Tuesday, January 13, 2009

Bottle

I've read the literature, but seriously folks, how do WE break the "baba"? We are down to one in the morning and one at night...and a few secret cheats here and there. I can't physically resist him when he has tears in his eyes and says, "mama baba" while PULLING me to the milk. You should see the look he gives me when I try to put the milk in a cup or sippy cup. It's pure betrayal. The hardest part is that I LOVE giving him his bottle. Judah pats me gently and looks at me romantically. It's truly great, the stuff-you-live-for stuff. I fear that it's just going to get tougher and tougher, but I'm just as addicted as he is. Just one more time. Just a little more. Please.

Monday, January 5, 2009

Misspent Pride?

I wrote this a few weeks ago and never posted it...don't remember why?
Here it is:

I grew up in a biracial house. Two of my grandparents were born in Hermosillo, Sonora and two were born in the US. I think that's neat. Always have.

You should be proud of accomplishments, not what you were given at birth. This is a logical idea. But, here's the problem with that logic. I DO feel proud. Both of my accomplishments AND of my ancestors, their accomplishments, and what obstacles they overcame. I don't think that I'm better than anyone else because of it. I just think that knowing how to make tamales, the ability to get darker than anyone I've ever met when I spend too much time in Greece, and the way my brilliant elders freely interchange "ch" and "sh" makes my life better...somehow. Much better.
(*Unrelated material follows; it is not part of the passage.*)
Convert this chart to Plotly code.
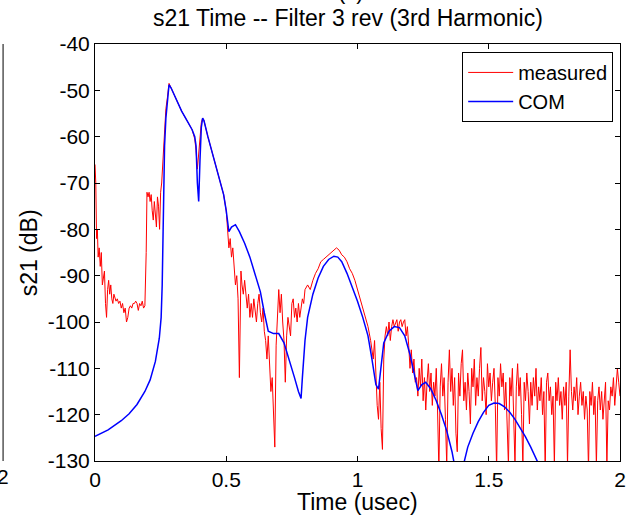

Maybe just because ALL of those things, plus a billion more, make me. It's part of my story. It's part of who I am. Through a combination of nurture or nature, these people, these places, helped me to define my life, helped me to understand my world.
So, my question is the same that's been asked a billion times. How do we teach our children WHO they are? Their complete story. It seems too simple just to tell them their story. Often. With pride.
My dad is Hispanic. But, I credit my white mother for instilling much of my Mexican pride*. Why? Because she had the conversations with me. SHE told me that my skin color was beautiful and that I was lucky to have it. I believed her and as a child I secretly felt bad for the poor white people who might burn if they spend time in the sun. Who am I kidding? I still feel badly for them. Can you imagine a worse lot? Not being able to freely go outside. Having to cover your body, even your toes, with a lotion before you play? Such a sad story**. And then, of course, there was the food. SHE taught me how to make Mexican food. Mmmm...Enchiladas, Menudo, Tamales, Caldo de queso, etc. Which was obviously the best food. To me.
I have also been told, more often than I would like, that I'm not Mexican enough. That I'm white. People have questioned my Latina for years. I would be lying if I said it never bothered me. But, I knew the truth. Because I was told.
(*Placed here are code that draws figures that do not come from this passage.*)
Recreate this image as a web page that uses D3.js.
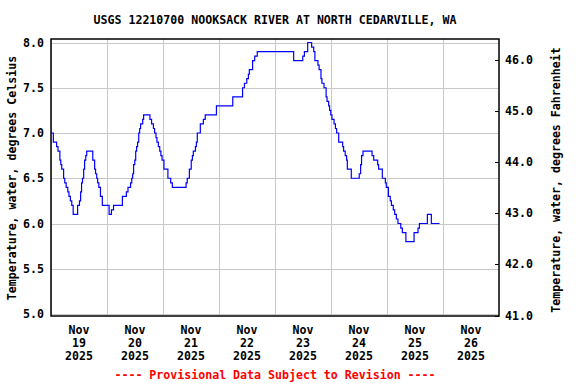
<!DOCTYPE html>
<html>
<head>
<meta charset="utf-8">
<script src="https://cdn.jsdelivr.net/npm/d3@7"></script>
<style>
  body { margin: 0; background: #fff; }
  svg text { font-family: "DejaVu Sans Mono", monospace; font-weight: bold; font-size: 11.6px; }
</style>
</head>
<body>
<script>
// gage readings: hours after Nov 19 2025 00:00, and the value from that time on (deg C)
var hours = [0, 1.0, 2.4, 3.0, 3.8, 4.2, 4.6, 5.4, 5.9, 6.5, 7.2, 7.7, 8.3, 8.9, 9.5,
  11.4, 12.2, 12.7, 13.1, 13.5, 14.0, 14.4, 14.9, 15.3, 17.9, 18.7, 19.1, 19.6, 20.0,
  20.5, 21.2, 22.0, 24.9, 25.9, 26.8, 30.6, 32.3, 33.0, 34.1, 34.6, 35.0, 35.4, 35.9,
  36.3, 36.7, 37.1, 37.6, 38.0, 38.4, 39.3, 39.7, 42.4, 43.1, 43.9, 44.4, 45.0, 45.4,
  46.0, 46.6, 47.1, 47.6, 48.4, 50.1, 51.3, 52.0, 57.9, 58.4, 59.3, 60.1, 60.6, 61.0,
  61.9, 62.3, 62.7, 64.0, 65.3, 66.1, 70.9, 77.9, 82.1, 82.9, 83.9, 84.6, 85.0, 86.4,
  87.3, 88.4, 104.0, 107.9, 108.6, 110.0, 111.7, 112.6, 113.1, 114.4, 114.9, 115.7,
  116.1, 117.0, 117.9, 118.3, 119.0, 119.4, 119.9, 120.4, 121.3, 121.9, 122.4, 123.3,
  125.0, 125.4, 126.1, 126.7, 127.0, 128.7, 132.1, 132.7, 133.1, 133.7, 137.6, 138.3,
  140.0, 140.4, 142.0, 143.3, 143.7, 144.6, 145.4, 145.9, 146.7, 147.3, 148.0, 148.7,
  149.9, 150.6, 152.1, 155.6, 157.3, 157.9, 161.3, 163.0, 166.5];
var tempC = [7.0, 6.9, 6.85, 6.8, 6.7, 6.65, 6.6, 6.5, 6.45, 6.4, 6.35, 6.3, 6.25, 6.2, 6.1,
  6.2, 6.25, 6.35, 6.45, 6.5, 6.6, 6.7, 6.75, 6.8, 6.7, 6.6, 6.55, 6.5, 6.45,
  6.4, 6.3, 6.2, 6.1, 6.15, 6.2, 6.3, 6.35, 6.4, 6.45, 6.5, 6.55, 6.65, 6.7,
  6.8, 6.85, 6.9, 7.0, 7.05, 7.1, 7.15, 7.2, 7.15, 7.1, 7.05, 7.0, 6.95, 6.9,
  6.85, 6.8, 6.75, 6.7, 6.6, 6.5, 6.45, 6.4, 6.45, 6.5, 6.6, 6.7, 6.75, 6.8,
  6.85, 6.9, 7.0, 7.1, 7.15, 7.2, 7.3, 7.4, 7.5, 7.55, 7.6, 7.65, 7.7, 7.8,
  7.85, 7.9, 7.8, 7.85, 7.9, 8.0, 7.95, 7.9, 7.8, 7.75, 7.7, 7.6,
  7.55, 7.5, 7.4, 7.35, 7.3, 7.25, 7.2, 7.15, 7.1, 7.05, 7.0, 6.9,
  6.85, 6.8, 6.75, 6.7, 6.6, 6.5, 6.55, 6.65, 6.75, 6.8, 6.75, 6.7,
  6.65, 6.6, 6.5, 6.45, 6.4, 6.3, 6.25, 6.2, 6.15, 6.1, 6.05, 6.0,
  5.95, 5.9, 5.8, 5.9, 5.95, 6.0, 6.1, 6.0, 6.0];

var celsiusTicks = [5.0, 5.5, 6.0, 6.5, 7.0, 7.5, 8.0];
var fahrTicks = [41, 42, 43, 44, 45, 46];
var dayLabels = ["19", "20", "21", "22", "23", "24", "25", "26"];
var title = "USGS 12210700 NOOKSACK RIVER AT NORTH CEDARVILLE, WA";

var W = 576, H = 384;
// (window.top is read-only, so plot edges get their own names)
var pL = 51, pR = 499, pT = 39, pB = 316;
var start = new Date(2025, 10, 19), end = new Date(2025, 10, 27);

var svg = d3.select("body").append("svg").attr("width", W).attr("height", H);

var x = d3.scaleTime().domain([start, end]).range([pL, pR]);
var y = d3.scaleLinear().domain([5, 8]).range([314, 42.5]);
var yF = d3.scaleLinear().domain([41, 46.4]).range([315.5, 39.6]);

var data = hours.map(function (h, i) {
  return { t: d3.timeMinute.offset(start, Math.round(h * 60)), v: tempC[i] };
});

// grid
var grid = svg.append("g").attr("stroke", "#c8c8c8").attr("stroke-width", 1).attr("shape-rendering", "crispEdges");
grid.selectAll(".h").data(celsiusTicks).enter().append("line")
  .attr("x1", pL).attr("x2", pR)
  .attr("y1", function (d) { return Math.round(y(d)) + 0.5; })
  .attr("y2", function (d) { return Math.round(y(d)) + 0.5; });
grid.selectAll(".v").data(d3.timeDay.range(start, end)).enter().append("line")
  .attr("y1", pT).attr("y2", pB)
  .attr("x1", function (d) { return Math.round(x(d)) + 0.5; })
  .attr("x2", function (d) { return Math.round(x(d)) + 0.5; });

// data line
var line = d3.line()
  .x(function (d) { return x(d.t); })
  .y(function (d) { return y(d.v); })
  .curve(d3.curveStepAfter);
svg.append("path").datum(data)
  .attr("fill", "none").attr("stroke", "#0000ff").attr("stroke-width", 1.2)
  .attr("d", line);

// frame
svg.append("rect").attr("x", pL).attr("y", pT)
  .attr("width", pR - pL).attr("height", pB - pT)
  .attr("fill", "none").attr("stroke", "#000").attr("stroke-width", 1.5);

// left axis labels
svg.selectAll(".yl").data(celsiusTicks).enter().append("text")
  .attr("x", 44).attr("y", function (d) { return y(d); }).attr("dy", "0.35em")
  .attr("text-anchor", "end").text(function (d) { return d.toFixed(1); });

// right axis ticks (inside) and labels
svg.selectAll(".rt").data(fahrTicks).enter().append("line")
  .attr("x1", pR - 4).attr("x2", pR)
  .attr("y1", function (d) { return Math.round(yF(d)) + 0.5; })
  .attr("y2", function (d) { return Math.round(yF(d)) + 0.5; })
  .attr("stroke", "#000").attr("shape-rendering", "crispEdges");
svg.selectAll(".yr").data(fahrTicks).enter().append("text")
  .attr("x", 505).attr("y", function (d) { return yF(d); }).attr("dy", "0.35em")
  .text(function (d) { return d.toFixed(1); });

// date labels centered on noon
var noons = d3.timeDay.range(start, end).map(function (d) { return d3.timeHour.offset(d, 12); });
var xl = svg.selectAll(".xl").data(noons).enter().append("text")
  .attr("text-anchor", "middle")
  .attr("transform", function (d) { return "translate(" + x(d) + ",0)"; });
xl.append("tspan").attr("x", 0).attr("y", 334).text("Nov");
xl.append("tspan").attr("x", 0).attr("y", 347).text(function (d, i) { return dayLabels[i]; });
xl.append("tspan").attr("x", 0).attr("y", 360).text("2025");

// titles
svg.append("text").attr("x", (pL + pR) / 2).attr("y", 23.5)
  .attr("text-anchor", "middle").text(title);
svg.append("text").attr("transform", "translate(16,178) rotate(-90)")
  .attr("text-anchor", "middle").text("Temperature, water, degrees Celsius");
svg.append("text").attr("transform", "translate(560,180) rotate(-90)")
  .attr("text-anchor", "middle").text("Temperature, water, degrees Fahrenheit");
svg.append("text").attr("x", 275).attr("y", 379).attr("fill", "#ff0000")
  .attr("text-anchor", "middle").text("---- Provisional Data Subject to Revision ----");
</script>
</body>
</html>
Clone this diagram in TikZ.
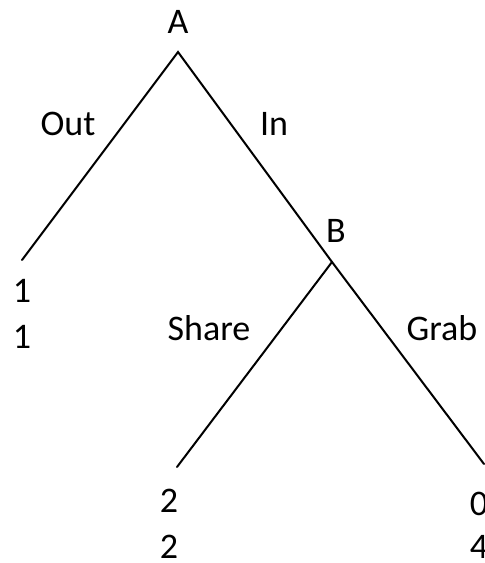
\documentclass[tikz,border=0pt]{standalone}
\usepackage{fontspec}
\setmainfont{Carlito}
\begin{document}
\begin{tikzpicture}[x=1pt,y=-1pt,
  edge/.style={line width=2pt,line cap=round},
  lbl/.style={inner sep=0pt,anchor=base,font=\fontsize{36}{40}\selectfont}]
\useasboundingbox (0,0) rectangle (485,563);
\coordinate (root) at (178,52);
\coordinate (bnode) at (332,262);
\coordinate (outend) at (22,260);
\coordinate (shareend) at (177,467);
\coordinate (grabend) at (484,464);
\draw[edge] (outend) -- (root) -- (bnode) -- (grabend);
\draw[edge] (bnode) -- (shareend);
\node[lbl] (la) at (178,33) {A};
\node[lbl] (lout) at (68,135) {Out};
\node[lbl] (lin) at (274,135) {In};
\node[lbl] (lb) at (336,242) {B};
\node[lbl] (o1) at (22,302) {1};
\node[lbl] (o2) at (22,348) {1};
\node[lbl] (lshare) at (209,340) {Share};
\node[lbl] (lgrab) at (442,340) {Grab};
\node[lbl] (s1) at (169,512) {2};
\node[lbl] (s2) at (169,558) {2};
\node[lbl] (g1) at (479,515) {0};
\node[lbl] (g2) at (479,558) {4};
\end{tikzpicture}
\end{document}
I had a moment today when I thought that I was perhaps an inadequate mom. When someone said a racial slur in front of me (not about Judah's race, about mine) I didn't say anything. I couldn't. It's happened before. I've frozen. It becomes like an out of body experience. I just freeze. Today I gathered all my strength (I don't like non-family confrontations) and even went to find her after work (unfortunately she's a teacher) to tell her how I felt. I even got so far as to tell her that her conversational tone made me feel uncomfortable. When she started apologizing profusely, I couldn't go further. I just nodded and left. I didn't bring "race" into it. It's just too personal. I might tear (and obviously I couldn't do THAT in front of that much ignorance). Instead of feeling like I was going to cry for ME or any pain I felt, I felt like I was going to cry for Jude. How can I be even close to an adequate mom and be UNABLE to respond appropriately to racial slurs? But, protecting your children is fiercely different than sticking up for yourself. I would mama-bear-style stick up for his toe nails if I felt it was needed. Behind his back of course- to his face, anyone with those ideas is plain CRAZY and we treat them the same as our wonderful friend who sits on the corner every day, with all of her fancy makeup and fur, yelling obscenities at the clouds.
In the area of race, my plan is to remind Jude how beautiful his skin is, how lucky he is to have it (it helps that I truly covet his tone and it makes me grind my teeth because I can't physically take the power of his cute overabundance if I think about it too much), cook up some tibs and wat, and take him to Ethiopia often. On trips to help out where we can, but mostly to learn. I hope I do as good of a job facilitating pride as my mama did.

*This is not due to my father not teaching and sharing. He shares AND teaches. Always has. Fabulous Daddy-friend. Bonus: If you need to know anything about the Middle East or music, he's your guy... and he's Judah's favorite person.

**Although I do think that white skin is very pretty too. Just high maintenance.